# [Records for this task]
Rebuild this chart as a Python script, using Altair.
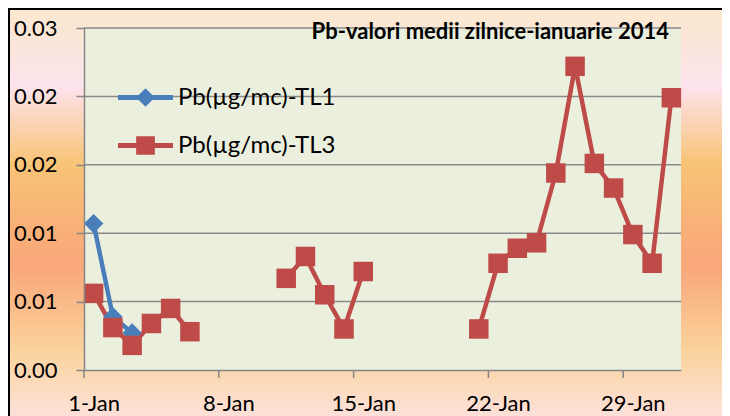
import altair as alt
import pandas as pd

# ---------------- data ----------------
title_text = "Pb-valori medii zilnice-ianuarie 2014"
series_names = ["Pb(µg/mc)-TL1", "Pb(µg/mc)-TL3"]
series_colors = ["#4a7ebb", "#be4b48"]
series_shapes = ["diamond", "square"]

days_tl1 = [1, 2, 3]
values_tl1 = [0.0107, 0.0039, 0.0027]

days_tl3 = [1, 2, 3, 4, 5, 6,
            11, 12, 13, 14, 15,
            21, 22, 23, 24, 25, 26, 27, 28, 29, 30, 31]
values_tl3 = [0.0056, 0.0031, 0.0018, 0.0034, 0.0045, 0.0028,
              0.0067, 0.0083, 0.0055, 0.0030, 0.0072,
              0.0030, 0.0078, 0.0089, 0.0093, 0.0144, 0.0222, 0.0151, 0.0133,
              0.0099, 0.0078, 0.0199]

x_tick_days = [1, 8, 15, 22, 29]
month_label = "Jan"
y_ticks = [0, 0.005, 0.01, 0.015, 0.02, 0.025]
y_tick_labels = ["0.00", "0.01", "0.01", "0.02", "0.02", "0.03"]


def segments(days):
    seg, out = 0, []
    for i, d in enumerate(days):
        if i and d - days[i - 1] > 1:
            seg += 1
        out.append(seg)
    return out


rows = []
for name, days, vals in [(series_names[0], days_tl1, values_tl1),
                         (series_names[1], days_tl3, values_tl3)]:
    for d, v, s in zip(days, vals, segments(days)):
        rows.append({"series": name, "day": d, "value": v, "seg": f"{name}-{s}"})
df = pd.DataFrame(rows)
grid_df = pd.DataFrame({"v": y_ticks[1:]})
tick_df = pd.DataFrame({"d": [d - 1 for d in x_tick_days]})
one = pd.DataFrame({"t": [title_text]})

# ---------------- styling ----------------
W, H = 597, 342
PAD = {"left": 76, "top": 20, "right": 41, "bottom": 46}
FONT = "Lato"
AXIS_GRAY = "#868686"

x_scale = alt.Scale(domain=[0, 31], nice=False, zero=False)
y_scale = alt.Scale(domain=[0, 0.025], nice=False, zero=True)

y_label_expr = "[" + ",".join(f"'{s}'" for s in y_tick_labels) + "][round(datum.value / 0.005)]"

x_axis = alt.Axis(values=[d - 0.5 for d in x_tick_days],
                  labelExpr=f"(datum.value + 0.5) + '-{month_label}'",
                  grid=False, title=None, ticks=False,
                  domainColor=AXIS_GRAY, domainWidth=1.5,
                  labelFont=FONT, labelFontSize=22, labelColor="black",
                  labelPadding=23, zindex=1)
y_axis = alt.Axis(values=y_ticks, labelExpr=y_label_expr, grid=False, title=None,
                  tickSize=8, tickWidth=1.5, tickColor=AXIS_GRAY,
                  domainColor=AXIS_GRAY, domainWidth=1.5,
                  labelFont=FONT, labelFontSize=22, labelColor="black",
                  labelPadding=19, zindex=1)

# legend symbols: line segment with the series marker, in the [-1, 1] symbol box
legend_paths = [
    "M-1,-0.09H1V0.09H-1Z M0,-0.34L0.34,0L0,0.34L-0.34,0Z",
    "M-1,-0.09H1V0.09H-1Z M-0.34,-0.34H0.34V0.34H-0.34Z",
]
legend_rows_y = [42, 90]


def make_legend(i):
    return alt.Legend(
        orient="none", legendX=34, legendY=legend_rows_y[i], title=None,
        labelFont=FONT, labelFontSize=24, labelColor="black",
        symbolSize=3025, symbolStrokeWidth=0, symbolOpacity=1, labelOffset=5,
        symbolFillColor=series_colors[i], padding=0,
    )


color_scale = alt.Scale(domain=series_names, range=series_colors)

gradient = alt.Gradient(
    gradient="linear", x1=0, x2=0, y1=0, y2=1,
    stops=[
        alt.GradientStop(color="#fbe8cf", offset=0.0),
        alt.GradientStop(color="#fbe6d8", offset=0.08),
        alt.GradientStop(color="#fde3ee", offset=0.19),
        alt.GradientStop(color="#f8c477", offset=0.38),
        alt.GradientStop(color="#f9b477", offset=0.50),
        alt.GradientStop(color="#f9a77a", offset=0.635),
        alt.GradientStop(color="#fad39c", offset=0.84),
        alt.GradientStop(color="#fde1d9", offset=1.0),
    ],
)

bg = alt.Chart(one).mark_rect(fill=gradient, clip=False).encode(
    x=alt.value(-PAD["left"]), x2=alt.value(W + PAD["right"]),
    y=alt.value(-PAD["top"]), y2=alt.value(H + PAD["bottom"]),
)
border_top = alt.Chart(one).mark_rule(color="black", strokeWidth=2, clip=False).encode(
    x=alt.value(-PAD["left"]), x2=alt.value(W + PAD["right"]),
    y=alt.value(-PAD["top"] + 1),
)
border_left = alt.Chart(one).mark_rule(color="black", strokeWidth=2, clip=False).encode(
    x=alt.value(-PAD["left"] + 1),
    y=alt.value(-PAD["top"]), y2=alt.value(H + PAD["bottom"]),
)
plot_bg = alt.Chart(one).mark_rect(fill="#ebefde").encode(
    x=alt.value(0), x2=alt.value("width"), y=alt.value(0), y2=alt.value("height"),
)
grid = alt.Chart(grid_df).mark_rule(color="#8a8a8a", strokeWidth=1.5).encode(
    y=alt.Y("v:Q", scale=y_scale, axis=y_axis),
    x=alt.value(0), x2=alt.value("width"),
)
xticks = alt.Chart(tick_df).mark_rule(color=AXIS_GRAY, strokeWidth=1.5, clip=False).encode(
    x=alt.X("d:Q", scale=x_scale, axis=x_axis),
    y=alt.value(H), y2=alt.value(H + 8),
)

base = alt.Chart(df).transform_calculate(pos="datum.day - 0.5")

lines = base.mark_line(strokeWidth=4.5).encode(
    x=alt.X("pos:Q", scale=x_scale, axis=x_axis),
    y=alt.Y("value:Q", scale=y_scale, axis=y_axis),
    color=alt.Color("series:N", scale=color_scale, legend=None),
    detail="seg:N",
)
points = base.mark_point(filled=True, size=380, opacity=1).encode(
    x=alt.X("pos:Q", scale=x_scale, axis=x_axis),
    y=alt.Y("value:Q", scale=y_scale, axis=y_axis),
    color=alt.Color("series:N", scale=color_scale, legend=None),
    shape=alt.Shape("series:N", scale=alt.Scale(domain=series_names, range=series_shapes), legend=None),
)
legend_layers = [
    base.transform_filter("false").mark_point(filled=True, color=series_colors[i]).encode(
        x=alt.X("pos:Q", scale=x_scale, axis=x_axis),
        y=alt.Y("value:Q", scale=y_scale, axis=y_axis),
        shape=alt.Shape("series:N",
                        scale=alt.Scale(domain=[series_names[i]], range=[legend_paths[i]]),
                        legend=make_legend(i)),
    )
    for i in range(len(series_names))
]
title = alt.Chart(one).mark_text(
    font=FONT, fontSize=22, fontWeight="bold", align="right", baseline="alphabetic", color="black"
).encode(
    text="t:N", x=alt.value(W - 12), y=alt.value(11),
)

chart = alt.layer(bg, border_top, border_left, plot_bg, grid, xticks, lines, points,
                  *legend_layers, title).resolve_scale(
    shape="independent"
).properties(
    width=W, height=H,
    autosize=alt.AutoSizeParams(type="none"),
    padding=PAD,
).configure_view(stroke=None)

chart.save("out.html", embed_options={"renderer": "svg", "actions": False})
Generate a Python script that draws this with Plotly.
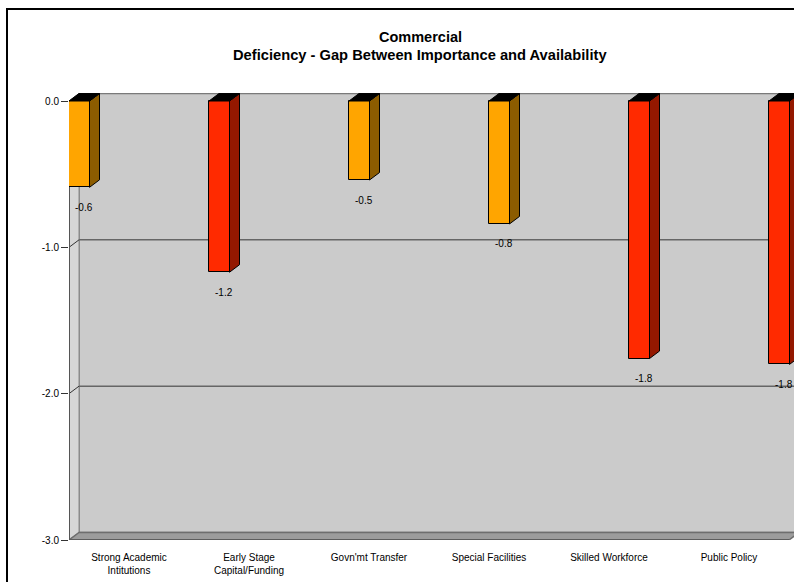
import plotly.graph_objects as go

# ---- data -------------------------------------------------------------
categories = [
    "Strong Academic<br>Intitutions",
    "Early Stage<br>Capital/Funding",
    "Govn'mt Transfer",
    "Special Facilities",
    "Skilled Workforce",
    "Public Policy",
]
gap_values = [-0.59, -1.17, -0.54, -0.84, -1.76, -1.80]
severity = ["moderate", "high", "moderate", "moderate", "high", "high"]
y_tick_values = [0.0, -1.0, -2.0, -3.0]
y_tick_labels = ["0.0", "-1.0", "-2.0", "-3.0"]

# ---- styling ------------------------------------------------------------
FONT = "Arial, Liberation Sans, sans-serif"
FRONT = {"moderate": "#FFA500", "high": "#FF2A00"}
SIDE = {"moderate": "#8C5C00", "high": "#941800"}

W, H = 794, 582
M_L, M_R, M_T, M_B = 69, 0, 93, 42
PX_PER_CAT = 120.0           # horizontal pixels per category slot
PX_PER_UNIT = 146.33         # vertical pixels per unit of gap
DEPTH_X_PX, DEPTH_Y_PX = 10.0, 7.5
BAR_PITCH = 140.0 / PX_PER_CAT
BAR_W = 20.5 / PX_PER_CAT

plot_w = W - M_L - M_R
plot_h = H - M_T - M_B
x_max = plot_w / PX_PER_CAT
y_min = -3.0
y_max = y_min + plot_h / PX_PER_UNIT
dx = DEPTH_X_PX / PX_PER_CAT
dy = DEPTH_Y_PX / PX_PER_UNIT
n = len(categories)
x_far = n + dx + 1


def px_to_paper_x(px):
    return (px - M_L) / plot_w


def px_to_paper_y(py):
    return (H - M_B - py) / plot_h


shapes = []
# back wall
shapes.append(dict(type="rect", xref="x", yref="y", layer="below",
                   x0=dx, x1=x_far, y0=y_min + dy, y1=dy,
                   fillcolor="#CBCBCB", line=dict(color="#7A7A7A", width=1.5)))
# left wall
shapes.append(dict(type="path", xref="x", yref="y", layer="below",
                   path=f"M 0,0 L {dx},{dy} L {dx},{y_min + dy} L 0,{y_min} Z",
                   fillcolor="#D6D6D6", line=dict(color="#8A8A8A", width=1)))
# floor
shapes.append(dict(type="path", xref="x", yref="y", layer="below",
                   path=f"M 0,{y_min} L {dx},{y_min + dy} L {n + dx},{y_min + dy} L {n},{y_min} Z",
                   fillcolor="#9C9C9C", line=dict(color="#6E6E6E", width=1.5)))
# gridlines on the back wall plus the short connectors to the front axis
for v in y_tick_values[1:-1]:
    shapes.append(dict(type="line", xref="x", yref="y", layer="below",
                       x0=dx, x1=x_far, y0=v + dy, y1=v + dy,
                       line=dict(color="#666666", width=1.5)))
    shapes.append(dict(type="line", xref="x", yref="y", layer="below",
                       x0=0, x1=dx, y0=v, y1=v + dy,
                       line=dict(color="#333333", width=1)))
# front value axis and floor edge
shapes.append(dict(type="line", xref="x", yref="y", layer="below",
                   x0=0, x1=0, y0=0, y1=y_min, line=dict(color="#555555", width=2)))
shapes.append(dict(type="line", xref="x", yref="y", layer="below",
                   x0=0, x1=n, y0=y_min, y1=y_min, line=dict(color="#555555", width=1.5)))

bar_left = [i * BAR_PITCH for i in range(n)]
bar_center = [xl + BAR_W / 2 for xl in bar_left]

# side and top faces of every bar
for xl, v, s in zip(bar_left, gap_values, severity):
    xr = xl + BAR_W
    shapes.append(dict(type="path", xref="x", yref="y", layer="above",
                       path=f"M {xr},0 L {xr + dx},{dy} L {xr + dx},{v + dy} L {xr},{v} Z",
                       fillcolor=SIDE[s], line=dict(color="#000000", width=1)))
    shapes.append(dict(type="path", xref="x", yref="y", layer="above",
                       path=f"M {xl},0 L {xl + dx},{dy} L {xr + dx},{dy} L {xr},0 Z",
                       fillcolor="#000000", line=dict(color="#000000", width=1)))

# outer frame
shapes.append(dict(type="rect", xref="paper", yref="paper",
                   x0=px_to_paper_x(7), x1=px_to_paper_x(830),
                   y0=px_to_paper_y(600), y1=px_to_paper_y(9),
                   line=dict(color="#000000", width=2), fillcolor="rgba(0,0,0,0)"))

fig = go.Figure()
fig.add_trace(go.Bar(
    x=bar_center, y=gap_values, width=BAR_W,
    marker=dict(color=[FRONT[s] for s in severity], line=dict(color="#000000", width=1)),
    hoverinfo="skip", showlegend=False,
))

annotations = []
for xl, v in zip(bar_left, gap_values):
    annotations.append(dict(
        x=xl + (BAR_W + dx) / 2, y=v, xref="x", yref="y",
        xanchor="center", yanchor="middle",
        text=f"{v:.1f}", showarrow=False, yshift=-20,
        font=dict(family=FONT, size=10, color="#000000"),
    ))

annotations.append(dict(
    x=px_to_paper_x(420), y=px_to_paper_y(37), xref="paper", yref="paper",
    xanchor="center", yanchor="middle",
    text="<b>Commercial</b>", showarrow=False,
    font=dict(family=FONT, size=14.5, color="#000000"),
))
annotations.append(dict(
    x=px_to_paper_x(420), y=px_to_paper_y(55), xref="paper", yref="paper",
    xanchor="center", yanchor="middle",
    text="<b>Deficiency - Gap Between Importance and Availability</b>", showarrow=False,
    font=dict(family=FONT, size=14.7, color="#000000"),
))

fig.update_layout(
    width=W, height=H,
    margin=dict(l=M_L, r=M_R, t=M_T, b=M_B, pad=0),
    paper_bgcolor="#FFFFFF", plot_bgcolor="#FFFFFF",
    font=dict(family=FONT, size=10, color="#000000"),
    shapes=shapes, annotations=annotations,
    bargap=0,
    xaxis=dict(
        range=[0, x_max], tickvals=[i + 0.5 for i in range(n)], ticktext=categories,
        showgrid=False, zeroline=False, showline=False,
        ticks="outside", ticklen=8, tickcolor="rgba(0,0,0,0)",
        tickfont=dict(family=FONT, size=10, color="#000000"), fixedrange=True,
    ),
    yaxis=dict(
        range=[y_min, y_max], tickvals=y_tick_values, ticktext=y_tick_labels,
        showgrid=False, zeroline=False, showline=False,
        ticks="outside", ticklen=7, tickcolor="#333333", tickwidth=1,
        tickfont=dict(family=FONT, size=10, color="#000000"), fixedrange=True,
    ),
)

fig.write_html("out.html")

# [Short problem]
Please repeat exactly the data above from its first line to the line that contains "import pandas as pd", inclusive, and leave every picture out.

# [Exercise output]
Rebuild this chart as a Python script, using Altair.
import altair as alt
import pandas as pd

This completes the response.